Below are entries. Copy exactly the lines running from the line that holds "Rebuild this chart" to the line that holds "import seaborn as sns", with both ends included.

# MATERIAL SHOWN start

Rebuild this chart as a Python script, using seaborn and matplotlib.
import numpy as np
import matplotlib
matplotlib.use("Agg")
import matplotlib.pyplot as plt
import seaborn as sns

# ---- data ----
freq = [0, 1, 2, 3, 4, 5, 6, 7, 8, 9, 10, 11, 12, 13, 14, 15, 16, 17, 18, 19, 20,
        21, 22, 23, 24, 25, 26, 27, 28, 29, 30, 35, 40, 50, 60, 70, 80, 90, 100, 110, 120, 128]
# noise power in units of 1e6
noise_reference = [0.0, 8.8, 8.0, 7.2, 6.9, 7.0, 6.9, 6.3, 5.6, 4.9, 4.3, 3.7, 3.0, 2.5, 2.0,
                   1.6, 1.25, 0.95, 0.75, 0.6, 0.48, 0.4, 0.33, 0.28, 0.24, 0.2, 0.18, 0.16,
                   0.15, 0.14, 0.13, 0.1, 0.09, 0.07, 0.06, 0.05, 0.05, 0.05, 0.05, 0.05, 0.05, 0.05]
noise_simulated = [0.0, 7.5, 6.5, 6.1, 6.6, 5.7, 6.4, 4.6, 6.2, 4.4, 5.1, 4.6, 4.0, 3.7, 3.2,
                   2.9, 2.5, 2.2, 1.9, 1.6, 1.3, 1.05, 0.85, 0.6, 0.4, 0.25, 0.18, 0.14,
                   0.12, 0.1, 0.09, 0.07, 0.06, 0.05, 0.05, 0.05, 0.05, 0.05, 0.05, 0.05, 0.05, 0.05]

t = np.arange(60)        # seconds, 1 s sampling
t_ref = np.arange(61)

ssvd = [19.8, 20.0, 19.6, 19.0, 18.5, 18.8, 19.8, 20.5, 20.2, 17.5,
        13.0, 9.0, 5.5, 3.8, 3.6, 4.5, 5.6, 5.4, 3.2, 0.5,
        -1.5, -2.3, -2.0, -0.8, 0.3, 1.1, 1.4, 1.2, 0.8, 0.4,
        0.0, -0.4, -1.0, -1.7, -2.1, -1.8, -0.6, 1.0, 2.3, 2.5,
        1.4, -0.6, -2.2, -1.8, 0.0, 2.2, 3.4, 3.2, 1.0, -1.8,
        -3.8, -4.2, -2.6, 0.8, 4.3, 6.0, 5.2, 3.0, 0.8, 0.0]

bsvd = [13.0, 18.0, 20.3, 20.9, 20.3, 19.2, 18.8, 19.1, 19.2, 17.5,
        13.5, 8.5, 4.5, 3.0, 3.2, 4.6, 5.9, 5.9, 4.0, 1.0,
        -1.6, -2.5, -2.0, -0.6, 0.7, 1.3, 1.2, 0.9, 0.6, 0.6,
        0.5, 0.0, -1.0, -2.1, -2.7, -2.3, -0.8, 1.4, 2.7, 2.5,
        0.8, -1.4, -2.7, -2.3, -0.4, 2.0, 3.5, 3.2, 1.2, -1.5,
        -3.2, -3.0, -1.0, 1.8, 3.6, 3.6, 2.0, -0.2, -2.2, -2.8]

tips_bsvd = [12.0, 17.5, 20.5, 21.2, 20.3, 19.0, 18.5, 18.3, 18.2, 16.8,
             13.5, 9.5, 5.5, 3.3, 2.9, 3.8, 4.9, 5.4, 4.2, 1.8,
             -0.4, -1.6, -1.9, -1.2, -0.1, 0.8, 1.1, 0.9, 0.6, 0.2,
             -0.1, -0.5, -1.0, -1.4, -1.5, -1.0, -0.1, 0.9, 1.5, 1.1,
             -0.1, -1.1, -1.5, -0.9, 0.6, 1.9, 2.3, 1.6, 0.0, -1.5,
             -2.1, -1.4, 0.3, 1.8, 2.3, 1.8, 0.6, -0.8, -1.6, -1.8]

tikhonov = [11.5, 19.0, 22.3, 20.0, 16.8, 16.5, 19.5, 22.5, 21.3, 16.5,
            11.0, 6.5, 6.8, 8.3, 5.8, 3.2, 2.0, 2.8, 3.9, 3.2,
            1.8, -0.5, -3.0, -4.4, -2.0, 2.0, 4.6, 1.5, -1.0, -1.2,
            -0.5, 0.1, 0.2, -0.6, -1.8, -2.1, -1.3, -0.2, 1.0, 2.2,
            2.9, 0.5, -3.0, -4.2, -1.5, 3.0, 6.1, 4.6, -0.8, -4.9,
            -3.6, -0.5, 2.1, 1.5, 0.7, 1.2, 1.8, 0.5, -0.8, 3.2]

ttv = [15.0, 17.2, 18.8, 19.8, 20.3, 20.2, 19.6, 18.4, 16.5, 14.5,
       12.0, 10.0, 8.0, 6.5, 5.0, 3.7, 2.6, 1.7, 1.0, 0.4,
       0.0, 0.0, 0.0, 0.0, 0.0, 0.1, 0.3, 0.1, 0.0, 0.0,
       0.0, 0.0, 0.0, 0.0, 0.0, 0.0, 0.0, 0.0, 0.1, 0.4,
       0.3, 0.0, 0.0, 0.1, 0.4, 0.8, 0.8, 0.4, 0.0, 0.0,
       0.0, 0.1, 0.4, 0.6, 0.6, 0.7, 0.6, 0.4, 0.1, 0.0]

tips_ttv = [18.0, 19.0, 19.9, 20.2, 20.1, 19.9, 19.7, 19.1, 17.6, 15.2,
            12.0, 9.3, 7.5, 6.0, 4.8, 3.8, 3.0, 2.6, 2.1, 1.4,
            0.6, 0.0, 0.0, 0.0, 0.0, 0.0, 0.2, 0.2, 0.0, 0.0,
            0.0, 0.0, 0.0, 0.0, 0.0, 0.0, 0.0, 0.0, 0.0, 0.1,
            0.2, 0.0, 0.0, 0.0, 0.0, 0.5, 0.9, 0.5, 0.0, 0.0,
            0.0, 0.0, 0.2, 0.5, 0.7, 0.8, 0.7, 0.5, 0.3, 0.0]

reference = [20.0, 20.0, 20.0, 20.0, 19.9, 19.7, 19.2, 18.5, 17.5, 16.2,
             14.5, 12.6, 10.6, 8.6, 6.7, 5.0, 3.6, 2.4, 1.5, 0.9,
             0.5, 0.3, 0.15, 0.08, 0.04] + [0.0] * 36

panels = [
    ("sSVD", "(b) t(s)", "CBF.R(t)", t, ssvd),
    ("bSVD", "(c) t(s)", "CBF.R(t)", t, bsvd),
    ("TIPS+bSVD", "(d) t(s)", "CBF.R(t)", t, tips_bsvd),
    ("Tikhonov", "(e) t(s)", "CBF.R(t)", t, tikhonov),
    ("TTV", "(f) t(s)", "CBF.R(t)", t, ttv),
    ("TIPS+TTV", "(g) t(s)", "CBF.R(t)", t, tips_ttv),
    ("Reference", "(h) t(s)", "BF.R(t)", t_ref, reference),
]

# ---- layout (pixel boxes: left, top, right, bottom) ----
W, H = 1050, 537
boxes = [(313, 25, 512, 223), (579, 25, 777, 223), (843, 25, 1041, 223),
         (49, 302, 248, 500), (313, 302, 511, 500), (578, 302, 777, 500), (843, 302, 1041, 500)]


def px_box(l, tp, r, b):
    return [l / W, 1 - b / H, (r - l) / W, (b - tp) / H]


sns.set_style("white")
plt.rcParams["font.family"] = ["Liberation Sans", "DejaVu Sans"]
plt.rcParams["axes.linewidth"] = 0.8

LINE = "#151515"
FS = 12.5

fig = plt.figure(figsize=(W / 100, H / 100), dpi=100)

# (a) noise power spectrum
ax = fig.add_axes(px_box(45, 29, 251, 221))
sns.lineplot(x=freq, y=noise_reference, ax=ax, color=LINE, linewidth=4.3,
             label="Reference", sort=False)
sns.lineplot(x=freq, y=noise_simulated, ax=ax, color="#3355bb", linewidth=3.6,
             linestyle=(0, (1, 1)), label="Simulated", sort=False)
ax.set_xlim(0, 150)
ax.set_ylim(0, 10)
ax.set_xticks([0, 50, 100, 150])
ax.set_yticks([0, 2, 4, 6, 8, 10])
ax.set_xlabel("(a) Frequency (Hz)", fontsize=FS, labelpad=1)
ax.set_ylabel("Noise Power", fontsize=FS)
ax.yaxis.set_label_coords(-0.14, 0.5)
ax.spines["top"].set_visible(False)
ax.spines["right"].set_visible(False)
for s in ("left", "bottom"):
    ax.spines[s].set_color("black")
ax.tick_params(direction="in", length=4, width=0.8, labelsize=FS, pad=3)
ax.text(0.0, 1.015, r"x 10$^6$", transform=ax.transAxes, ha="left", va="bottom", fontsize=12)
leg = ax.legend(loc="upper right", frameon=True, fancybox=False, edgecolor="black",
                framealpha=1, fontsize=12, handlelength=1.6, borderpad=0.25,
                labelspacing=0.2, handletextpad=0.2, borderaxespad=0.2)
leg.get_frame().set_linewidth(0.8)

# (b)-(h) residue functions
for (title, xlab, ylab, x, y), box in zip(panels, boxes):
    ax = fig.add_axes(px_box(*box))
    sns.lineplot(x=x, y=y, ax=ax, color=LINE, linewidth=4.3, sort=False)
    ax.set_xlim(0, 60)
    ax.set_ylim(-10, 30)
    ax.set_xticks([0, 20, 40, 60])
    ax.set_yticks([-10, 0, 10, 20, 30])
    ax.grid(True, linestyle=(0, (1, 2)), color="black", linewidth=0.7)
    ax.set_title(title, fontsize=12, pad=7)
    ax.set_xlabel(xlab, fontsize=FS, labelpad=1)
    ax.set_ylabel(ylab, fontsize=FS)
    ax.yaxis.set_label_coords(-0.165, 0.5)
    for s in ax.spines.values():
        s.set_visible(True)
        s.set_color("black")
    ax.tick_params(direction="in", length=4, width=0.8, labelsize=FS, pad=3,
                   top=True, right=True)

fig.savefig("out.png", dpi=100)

# MATERIAL SHOWN end
# MATERIAL SHOWN start

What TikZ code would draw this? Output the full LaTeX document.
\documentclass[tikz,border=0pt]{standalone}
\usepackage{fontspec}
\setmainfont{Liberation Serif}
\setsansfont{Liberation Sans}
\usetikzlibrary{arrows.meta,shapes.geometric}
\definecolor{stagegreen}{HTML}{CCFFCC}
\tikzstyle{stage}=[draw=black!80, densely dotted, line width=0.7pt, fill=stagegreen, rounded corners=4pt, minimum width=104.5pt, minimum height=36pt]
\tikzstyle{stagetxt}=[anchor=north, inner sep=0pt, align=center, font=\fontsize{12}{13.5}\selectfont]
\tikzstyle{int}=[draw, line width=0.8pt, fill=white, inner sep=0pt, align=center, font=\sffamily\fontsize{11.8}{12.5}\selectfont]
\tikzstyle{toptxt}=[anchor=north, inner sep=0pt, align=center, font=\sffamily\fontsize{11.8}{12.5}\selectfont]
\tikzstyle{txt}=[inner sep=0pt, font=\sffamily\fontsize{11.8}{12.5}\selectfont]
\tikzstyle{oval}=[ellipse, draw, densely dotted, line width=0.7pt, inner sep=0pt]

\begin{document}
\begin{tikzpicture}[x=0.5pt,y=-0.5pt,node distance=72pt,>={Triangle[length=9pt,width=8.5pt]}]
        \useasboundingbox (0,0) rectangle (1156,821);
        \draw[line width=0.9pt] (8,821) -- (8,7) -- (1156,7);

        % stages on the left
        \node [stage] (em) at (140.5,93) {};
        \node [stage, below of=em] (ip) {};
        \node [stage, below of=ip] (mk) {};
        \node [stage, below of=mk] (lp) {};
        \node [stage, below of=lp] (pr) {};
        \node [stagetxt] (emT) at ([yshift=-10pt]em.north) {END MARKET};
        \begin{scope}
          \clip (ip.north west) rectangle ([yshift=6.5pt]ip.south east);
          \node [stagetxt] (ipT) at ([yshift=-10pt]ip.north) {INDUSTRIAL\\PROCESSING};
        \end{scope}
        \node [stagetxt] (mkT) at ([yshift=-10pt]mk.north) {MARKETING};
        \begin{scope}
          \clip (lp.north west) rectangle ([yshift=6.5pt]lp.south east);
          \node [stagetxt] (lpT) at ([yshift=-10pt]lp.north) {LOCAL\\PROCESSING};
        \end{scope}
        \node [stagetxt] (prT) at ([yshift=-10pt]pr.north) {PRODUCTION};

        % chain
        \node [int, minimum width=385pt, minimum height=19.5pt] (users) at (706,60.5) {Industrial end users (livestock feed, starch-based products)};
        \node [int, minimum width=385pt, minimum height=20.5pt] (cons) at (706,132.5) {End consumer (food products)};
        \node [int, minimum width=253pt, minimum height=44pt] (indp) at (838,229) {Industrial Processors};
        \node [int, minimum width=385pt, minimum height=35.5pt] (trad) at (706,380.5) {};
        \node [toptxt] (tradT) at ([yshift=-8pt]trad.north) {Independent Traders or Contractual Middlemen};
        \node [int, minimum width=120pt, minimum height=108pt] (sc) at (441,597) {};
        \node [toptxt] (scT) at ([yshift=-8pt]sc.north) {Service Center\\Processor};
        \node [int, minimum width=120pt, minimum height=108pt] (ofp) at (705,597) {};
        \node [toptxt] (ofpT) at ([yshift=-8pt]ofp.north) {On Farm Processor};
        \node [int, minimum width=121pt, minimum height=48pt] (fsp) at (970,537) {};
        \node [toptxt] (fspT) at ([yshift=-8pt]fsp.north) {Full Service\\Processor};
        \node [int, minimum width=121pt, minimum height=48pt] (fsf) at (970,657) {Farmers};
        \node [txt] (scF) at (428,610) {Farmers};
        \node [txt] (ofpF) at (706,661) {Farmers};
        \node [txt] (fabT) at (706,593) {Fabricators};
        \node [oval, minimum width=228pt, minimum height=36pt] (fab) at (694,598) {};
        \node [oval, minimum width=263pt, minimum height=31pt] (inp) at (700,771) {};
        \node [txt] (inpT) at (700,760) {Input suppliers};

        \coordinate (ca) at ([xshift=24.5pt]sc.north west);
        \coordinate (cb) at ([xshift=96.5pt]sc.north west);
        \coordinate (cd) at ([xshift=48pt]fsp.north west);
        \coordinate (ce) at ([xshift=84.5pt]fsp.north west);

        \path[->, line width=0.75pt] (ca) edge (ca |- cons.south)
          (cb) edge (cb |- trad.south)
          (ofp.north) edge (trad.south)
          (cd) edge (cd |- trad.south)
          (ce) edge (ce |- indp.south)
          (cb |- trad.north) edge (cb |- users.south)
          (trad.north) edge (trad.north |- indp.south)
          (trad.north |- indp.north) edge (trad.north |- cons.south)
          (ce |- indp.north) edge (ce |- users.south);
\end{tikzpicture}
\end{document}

# MATERIAL SHOWN end
# MATERIAL SHOWN start

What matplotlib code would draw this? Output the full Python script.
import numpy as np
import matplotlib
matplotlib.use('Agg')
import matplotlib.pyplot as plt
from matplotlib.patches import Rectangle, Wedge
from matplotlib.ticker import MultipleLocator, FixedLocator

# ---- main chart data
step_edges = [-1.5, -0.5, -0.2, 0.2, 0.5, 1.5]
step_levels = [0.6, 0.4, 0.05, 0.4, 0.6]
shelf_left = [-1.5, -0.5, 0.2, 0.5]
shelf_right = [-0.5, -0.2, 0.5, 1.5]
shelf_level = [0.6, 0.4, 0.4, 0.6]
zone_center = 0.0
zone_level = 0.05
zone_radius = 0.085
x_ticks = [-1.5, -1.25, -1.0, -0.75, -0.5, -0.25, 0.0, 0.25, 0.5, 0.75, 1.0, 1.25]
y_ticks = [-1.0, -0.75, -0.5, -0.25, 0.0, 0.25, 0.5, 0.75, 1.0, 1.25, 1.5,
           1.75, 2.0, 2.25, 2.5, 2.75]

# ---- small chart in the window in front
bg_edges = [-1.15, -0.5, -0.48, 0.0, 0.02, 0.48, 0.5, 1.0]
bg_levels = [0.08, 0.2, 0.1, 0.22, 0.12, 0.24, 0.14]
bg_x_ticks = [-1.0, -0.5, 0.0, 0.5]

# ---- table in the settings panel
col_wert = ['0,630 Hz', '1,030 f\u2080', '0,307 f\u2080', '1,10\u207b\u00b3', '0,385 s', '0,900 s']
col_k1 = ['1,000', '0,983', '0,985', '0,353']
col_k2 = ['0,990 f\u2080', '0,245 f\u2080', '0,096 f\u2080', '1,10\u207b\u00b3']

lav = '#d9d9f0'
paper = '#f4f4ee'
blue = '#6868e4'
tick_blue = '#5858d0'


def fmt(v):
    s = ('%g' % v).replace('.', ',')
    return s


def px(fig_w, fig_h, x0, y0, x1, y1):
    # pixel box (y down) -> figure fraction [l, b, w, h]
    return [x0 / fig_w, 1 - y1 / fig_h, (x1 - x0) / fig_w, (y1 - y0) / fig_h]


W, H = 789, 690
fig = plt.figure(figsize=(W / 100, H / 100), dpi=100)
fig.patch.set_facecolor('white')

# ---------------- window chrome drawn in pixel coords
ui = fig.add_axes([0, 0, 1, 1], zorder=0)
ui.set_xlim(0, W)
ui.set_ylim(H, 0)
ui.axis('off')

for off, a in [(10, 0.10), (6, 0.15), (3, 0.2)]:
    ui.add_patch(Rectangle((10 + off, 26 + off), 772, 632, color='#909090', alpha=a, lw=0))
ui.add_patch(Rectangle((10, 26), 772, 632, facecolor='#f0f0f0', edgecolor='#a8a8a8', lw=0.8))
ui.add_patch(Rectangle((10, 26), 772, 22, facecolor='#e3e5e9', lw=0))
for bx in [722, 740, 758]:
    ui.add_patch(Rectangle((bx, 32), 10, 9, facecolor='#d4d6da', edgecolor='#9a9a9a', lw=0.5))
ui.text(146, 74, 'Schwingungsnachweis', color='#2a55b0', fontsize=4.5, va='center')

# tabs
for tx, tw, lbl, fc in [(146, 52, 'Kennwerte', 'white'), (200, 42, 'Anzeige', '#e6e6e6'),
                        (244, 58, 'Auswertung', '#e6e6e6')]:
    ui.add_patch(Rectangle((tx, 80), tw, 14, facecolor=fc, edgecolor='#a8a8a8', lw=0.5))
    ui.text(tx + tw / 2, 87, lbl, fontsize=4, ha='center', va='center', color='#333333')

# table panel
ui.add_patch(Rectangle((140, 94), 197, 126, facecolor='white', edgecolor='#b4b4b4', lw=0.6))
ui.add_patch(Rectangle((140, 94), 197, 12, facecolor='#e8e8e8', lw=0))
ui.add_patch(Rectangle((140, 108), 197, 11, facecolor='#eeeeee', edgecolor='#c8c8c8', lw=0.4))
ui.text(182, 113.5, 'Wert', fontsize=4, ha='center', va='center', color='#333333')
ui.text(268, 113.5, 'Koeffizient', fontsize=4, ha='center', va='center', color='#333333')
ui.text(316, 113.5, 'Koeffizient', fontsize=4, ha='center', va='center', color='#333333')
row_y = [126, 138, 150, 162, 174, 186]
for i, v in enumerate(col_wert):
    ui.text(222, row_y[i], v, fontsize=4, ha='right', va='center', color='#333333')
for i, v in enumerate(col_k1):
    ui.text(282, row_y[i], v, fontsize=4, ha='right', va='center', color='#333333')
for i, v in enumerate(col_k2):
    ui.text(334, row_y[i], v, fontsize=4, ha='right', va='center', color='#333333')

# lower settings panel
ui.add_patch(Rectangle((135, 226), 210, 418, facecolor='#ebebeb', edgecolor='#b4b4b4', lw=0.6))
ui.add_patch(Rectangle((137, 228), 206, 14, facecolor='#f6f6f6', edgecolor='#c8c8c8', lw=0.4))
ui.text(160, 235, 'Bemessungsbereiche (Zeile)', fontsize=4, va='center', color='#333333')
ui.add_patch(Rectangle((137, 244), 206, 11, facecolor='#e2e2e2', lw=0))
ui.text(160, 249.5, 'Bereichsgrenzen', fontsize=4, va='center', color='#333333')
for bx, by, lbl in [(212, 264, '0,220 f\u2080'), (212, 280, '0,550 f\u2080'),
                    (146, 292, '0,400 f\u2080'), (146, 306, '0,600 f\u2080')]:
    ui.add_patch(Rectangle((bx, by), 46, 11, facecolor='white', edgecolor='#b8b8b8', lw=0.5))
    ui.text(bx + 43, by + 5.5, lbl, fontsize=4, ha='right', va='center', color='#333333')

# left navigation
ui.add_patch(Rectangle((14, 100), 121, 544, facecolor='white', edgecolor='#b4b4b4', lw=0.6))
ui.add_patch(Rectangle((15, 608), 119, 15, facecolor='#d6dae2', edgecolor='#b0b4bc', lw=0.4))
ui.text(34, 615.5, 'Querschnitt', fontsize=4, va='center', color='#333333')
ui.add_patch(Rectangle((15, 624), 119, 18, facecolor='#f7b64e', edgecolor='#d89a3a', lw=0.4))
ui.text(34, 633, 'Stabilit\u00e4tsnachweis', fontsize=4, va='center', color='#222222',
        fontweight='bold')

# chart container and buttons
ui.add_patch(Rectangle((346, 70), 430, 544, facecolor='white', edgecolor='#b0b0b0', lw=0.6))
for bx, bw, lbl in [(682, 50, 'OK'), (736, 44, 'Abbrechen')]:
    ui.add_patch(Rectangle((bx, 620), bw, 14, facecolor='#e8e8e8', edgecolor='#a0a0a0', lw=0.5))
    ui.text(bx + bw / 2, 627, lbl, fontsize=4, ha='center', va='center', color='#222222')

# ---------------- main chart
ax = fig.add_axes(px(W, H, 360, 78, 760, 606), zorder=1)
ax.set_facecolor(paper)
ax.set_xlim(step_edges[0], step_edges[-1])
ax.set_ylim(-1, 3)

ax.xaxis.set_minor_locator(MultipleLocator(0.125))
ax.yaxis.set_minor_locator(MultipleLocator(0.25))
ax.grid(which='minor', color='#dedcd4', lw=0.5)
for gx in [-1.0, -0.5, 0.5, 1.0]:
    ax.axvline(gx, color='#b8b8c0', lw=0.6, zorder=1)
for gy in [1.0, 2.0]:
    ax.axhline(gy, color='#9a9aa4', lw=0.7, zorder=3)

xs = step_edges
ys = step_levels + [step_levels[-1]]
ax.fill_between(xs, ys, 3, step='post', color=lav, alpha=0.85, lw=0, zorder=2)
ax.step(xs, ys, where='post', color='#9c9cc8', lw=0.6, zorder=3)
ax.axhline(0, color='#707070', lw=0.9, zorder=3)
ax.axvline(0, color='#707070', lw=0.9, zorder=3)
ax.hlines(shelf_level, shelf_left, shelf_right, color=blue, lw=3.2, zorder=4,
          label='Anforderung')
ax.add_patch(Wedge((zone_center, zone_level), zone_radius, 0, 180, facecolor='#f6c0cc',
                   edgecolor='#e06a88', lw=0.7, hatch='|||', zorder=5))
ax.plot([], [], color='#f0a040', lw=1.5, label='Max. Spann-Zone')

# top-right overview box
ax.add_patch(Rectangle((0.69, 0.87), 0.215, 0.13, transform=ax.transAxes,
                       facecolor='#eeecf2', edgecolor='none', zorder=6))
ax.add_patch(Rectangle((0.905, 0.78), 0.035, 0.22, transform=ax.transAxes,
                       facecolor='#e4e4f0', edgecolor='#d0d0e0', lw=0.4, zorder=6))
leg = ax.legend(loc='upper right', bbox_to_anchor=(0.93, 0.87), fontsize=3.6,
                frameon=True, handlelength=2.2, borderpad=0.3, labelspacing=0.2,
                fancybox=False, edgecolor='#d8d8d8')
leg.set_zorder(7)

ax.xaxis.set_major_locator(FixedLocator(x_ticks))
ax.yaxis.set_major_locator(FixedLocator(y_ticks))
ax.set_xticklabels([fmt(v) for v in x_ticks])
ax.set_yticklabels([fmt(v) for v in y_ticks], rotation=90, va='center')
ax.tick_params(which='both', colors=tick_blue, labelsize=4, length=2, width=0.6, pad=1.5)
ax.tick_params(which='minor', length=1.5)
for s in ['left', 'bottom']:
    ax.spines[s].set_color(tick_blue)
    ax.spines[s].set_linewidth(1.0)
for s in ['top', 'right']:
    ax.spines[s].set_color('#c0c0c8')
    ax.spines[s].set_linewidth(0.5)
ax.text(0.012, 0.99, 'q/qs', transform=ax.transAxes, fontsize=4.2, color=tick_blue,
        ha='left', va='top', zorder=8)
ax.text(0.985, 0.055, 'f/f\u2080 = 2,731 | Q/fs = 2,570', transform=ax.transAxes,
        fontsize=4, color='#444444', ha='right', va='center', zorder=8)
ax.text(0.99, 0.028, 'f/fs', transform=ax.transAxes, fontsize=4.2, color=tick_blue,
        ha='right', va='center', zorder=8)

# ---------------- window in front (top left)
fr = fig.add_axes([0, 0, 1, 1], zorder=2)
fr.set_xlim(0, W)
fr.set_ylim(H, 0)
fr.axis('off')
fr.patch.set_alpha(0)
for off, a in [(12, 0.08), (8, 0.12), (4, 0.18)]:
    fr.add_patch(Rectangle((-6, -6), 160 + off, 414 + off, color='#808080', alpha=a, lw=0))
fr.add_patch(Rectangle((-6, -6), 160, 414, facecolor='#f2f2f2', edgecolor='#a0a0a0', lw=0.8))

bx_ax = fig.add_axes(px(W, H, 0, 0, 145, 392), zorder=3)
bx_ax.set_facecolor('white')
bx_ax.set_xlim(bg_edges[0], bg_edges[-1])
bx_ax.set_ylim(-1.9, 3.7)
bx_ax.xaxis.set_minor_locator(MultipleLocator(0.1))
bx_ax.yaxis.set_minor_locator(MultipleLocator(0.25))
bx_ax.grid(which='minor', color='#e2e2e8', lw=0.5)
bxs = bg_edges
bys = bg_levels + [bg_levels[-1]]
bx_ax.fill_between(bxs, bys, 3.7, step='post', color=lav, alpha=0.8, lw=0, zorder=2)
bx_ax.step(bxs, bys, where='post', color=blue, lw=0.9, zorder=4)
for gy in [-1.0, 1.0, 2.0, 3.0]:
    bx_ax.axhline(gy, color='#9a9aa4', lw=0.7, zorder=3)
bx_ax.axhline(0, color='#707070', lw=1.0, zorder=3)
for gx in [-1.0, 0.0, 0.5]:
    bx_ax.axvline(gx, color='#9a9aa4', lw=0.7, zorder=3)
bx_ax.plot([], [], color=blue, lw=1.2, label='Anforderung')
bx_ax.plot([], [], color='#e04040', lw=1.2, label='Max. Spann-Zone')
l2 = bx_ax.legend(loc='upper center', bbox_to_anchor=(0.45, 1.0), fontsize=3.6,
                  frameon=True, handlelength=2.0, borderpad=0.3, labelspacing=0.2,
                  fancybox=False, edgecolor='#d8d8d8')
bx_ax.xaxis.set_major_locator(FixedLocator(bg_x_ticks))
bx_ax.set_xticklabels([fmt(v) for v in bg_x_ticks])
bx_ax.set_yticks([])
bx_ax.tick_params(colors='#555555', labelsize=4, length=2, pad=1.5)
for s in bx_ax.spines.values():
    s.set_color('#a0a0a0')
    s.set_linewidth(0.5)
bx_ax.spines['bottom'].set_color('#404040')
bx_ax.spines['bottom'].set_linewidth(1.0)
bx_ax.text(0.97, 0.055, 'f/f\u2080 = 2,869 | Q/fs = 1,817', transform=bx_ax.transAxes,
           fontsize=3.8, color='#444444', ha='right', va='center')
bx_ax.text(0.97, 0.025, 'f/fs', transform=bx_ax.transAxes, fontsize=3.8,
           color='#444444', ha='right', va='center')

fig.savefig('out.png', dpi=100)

# MATERIAL SHOWN end

• [EXERCISE SOLUTION]
Rebuild this chart as a Python script, using seaborn and matplotlib.
import numpy as np
import matplotlib
matplotlib.use("Agg")
import matplotlib.pyplot as plt
import seaborn as sns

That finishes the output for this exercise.